Existing State Green Jobs/Internship Programs/Information Sources/Environmental Incubators

What about green jobs training, green internship programs, environmental incubators/accelerators in the state, and information sources on a green economy in New Jersey? The current status of any older New Jersey green job training and other programs is not clear.

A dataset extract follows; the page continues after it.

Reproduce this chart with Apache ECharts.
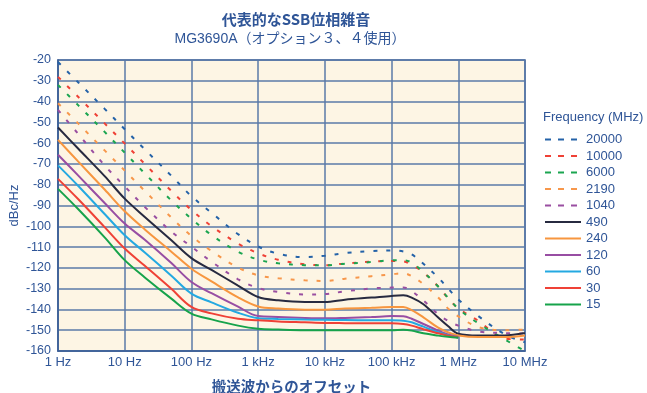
<!DOCTYPE html>
<html>
<head>
<meta charset="utf-8">
<script src="https://cdn.jsdelivr.net/npm/echarts@6/dist/echarts.min.js"></script>
<style>
html,body{margin:0;padding:0;background:#ffffff;}
#chart{width:647px;height:393px;}
</style>
</head>
<body>
<div id="chart"></div>
<script>
// Offset frequencies (Hz)
const freqHz = [1,2,5,10,20,50,100,200,500,1e3,2e3,5e3,1e4,2e4,5e4,1e5,1.5e5,2e5,3e5,5e5,7e5,1e6,2e6,5e6,1e7];
const xTickLabels = ['1 Hz','10 Hz','100 Hz','1 kHz','10 kHz','100 kHz','1 MHz','10 MHz'];
const seriesNames = ['20000','10000','6000','2190','1040','490','240','120','60','30','15'];
// Phase noise (dBc/Hz)
const s20000 = [-21,-30.7,-43.5,-53.3,-63,-75.7,-85.5,-93.5,-103.8,-109.7,-113.2,-114.8,-114.2,-112.9,-111.9,-111.6,-112.1,-113.5,-118,-124.7,-129.8,-135.2,-143.2,-152,-155.8];
const s10000 = [-28.1,-37.7,-50.5,-60.2,-70,-83,-92.2,-99.9,-108.3,-113,-116.1,-118.3,-118.7,-117.9,-117,-116.7,-116.9,-118.5,-122.2,-129,-134.5,-139.5,-145.5,-154,-154.5];
const s6000 = [-32,-41.7,-54.6,-64.6,-74.6,-87.6,-96.4,-104.2,-112.2,-116,-117.8,-118.7,-118.8,-118,-117.2,-116.3,-116.3,-117.5,-122,-129,-134.3,-139.6,-146.7,-154.5,-160];
const s2190 = [-40.8,-50.5,-63.5,-73.2,-83,-95.8,-104.7,-111.9,-119.9,-123.6,-125,-126,-126.3,-125.2,-124,-123.1,-122.6,-124,-127.8,-134.3,-139.5,-143.3,-148.5,-150,-149.7];
const s1040 = [-44,-55.5,-70.7,-80.8,-90.7,-102.5,-109.8,-117,-125.5,-129.7,-131.6,-132.8,-132.6,-131.3,-129.9,-129.5,-129.4,-131.2,-135.7,-142.3,-145.5,-147.8,-150.6,-151.4,-151.6];
const s490 = [-52.5,-62.6,-75.9,-86.7,-95.5,-106.7,-115.3,-121,-128.5,-134,-135.6,-136.4,-136.4,-135.3,-134.3,-133.5,-133.2,-134.3,-137.5,-143.9,-148,-151.7,-152.6,-152.5,-151.3];
const s240 = [-58.4,-68.8,-82.3,-92.8,-101.5,-112.2,-120.4,-126.5,-134.2,-138.6,-139.6,-140.1,-140.1,-139.6,-139.2,-138.8,-138.8,-140.3,-143.8,-148.8,-151,-152.5,-153.3,-153.3,-152.5];
const s120 = [-65.6,-75.5,-88.8,-98.7,-106.5,-117.7,-126.8,-132.2,-138.7,-143.2,-143.6,-144.1,-144.3,-144.1,-143.7,-143.2,-143.3,-144.5,-147,-150.2,-152,-153.3];
const s60 = [-70.7,-80.5,-94.1,-104.3,-112.6,-123.8,-132.4,-136.6,-141.6,-144.2,-144.6,-144.9,-145,-145.1,-145.2,-145.2,-145.4,-146.2,-148.3,-151,-152.5,-153.5];
const s30 = [-77.2,-86.9,-100.4,-110.7,-119,-130.1,-138.8,-141.9,-144.5,-145.2,-145.8,-146.2,-146.5,-146.6,-146.7,-146.7,-147,-147.8,-149.5,-151.5,-152.6,-153.5];
const s15 = [-82,-91.7,-105.3,-116.3,-124.6,-134.8,-142,-144.8,-147.8,-149.3,-149.7,-150,-150,-150,-150,-150,-149.8,-150.2,-151.5,-152.6,-153.2,-153.6];

const allValues = [s20000,s10000,s6000,s2190,s1040,s490,s240,s120,s60,s30,s15];
const colors = ['#2462a8','#ef4136','#1ba550','#f7974b','#9a4fa1','#272a40','#f7963f','#984ea3','#24a9e1','#ef4136','#16a34b'];
const dashed = [true,true,true,true,true,false,false,false,false,false,false];

const TXT = '#2f5597';
const FONT = '"Liberation Sans", Arial, "Noto Sans CJK JP", sans-serif';
const JFONT = '"Noto Sans CJK JP", "Liberation Sans", sans-serif';

const series = seriesNames.map((name, i) => ({
  name: name,
  type: 'line',
  symbol: 'none',
  smooth: 0.35,
  data: allValues[i].map((v, j) => [freqHz[j], v]),
  lineStyle: {
    color: colors[i],
    width: 2,
    type: dashed[i] ? [4, 9] : 'solid'
  },
  itemStyle: {color: colors[i]},
  z: dashed[i] ? 2 : 3
}));

const chart = echarts.init(document.getElementById('chart'), null, {renderer: 'canvas'});
chart.setOption({
  animation: false,
  backgroundColor: '#ffffff',
  grid: {
    left: 58, top: 60, width: 467, height: 291,
    outerBoundsMode: 'none',
    containLabel: false,
    show: true, backgroundColor: '#fdf5e4', borderColor: '#3b5e96', borderWidth: 1.5
  },
  graphic: [
    {type: 'text', x: 296, y: 19, style: {text: '代表的なSSB位相雑音', font: 'bold 15px ' + JFONT, fill: TXT, align: 'center', verticalAlign: 'middle', textAlign: 'center', textVerticalAlign: 'middle'}},
    {type: 'text', x: 290, y: 39, style: {text: 'MG3690A（オプション３、４使用）', font: '14px ' + FONT, fill: TXT, align: 'center', verticalAlign: 'middle', textAlign: 'center', textVerticalAlign: 'middle'}},
    {type: 'text', x: 543, y: 117, style: {text: 'Frequency (MHz)', font: '13px ' + FONT, fill: TXT, align: 'left', verticalAlign: 'middle', textAlign: 'left', textVerticalAlign: 'middle'}}
  ],
  legend: {
    orient: 'vertical',
    left: 539,
    top: 128,
    itemWidth: 36,
    itemHeight: 12,
    itemGap: 3.5,
    itemStyle: {opacity: 0},
    textStyle: {color: TXT, fontSize: 13, fontFamily: FONT, lineHeight: 12},
    data: seriesNames.map((n, i) => ({
      name: n,
      itemStyle: {opacity: 0},
      lineStyle: {type: dashed[i] ? [6, 7] : 'solid', width: 2, color: colors[i]}
    }))
  },
  xAxis: {
    type: 'log',
    logBase: 10,
    min: 1,
    max: 1e7,
    name: '搬送波からのオフセット',
    nameLocation: 'middle',
    nameGap: 28,
    nameMoveOverlap: false,
    nameTextStyle: {color: TXT, fontSize: 14.5, fontWeight: 'bold', fontFamily: JFONT},
    axisLine: {show: true, lineStyle: {color: '#3b5e96', width: 1.5}},
    axisTick: {show: false},
    minorTick: {show: false},
    splitLine: {show: true, lineStyle: {color: '#5a7aa8', width: 1.5}},
    axisLabel: {
      color: TXT, fontSize: 13, fontFamily: FONT, margin: 5,
      showMinLabel: true, showMaxLabel: true,
      formatter: v => xTickLabels[Math.round(Math.log10(v))]
    }
  },
  yAxis: {
    type: 'value',
    min: -160,
    max: -20,
    interval: 10,
    name: 'dBc/Hz',
    nameLocation: 'middle',
    nameGap: 37,
    nameMoveOverlap: false,
    nameTextStyle: {color: TXT, fontSize: 13, fontFamily: FONT},
    axisLine: {show: true, lineStyle: {color: '#3b5e96', width: 1.5}},
    axisTick: {show: false},
    splitLine: {show: true, lineStyle: {color: '#5a7aa8', width: 1.5}},
    axisLabel: {color: TXT, fontSize: 12.5, fontFamily: FONT, margin: 7}
  },
  series: series
});
</script>
</body>
</html>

The ones that existed in the past were: a) green jobs training programs (i.e. at Bergen Community College, Morris County College, the City of Newark’s GREENCAP Apprenticeship Program, focusing on LEED-certified housing, Isles’ Home Energy Action for Trenton focusing

on energy efficiency and solar power for high school students (Sustainable Jersey, n.d.-b), Transitioning to Green for professional jobs, vocational school training such as Sustainable Design, Construction, & Energy, relevant “crafts” training, Duke Farms’ urban agriculture training; (b) internship programs, like Montclair State University’s summer Green Teams; (c) information sources (e.g. the NJ Department of Labor, New Jersey Next Step, and a relevant blog); (d) jobs for the disabled programs (i.e. in Burlington and Warren Counties); and (e) sustainable technologies and social entrepreneurship incubators/accelerators (at least a few of which did not make it).

Jersey Renews did report that “In 2013, New Jersey ended its state incentive program that offered funding for companies to hire graduates of green jobs training programs.” This program paid “up to 50% of new hires’ wages for six months…” (Jersey Renews, n.d.).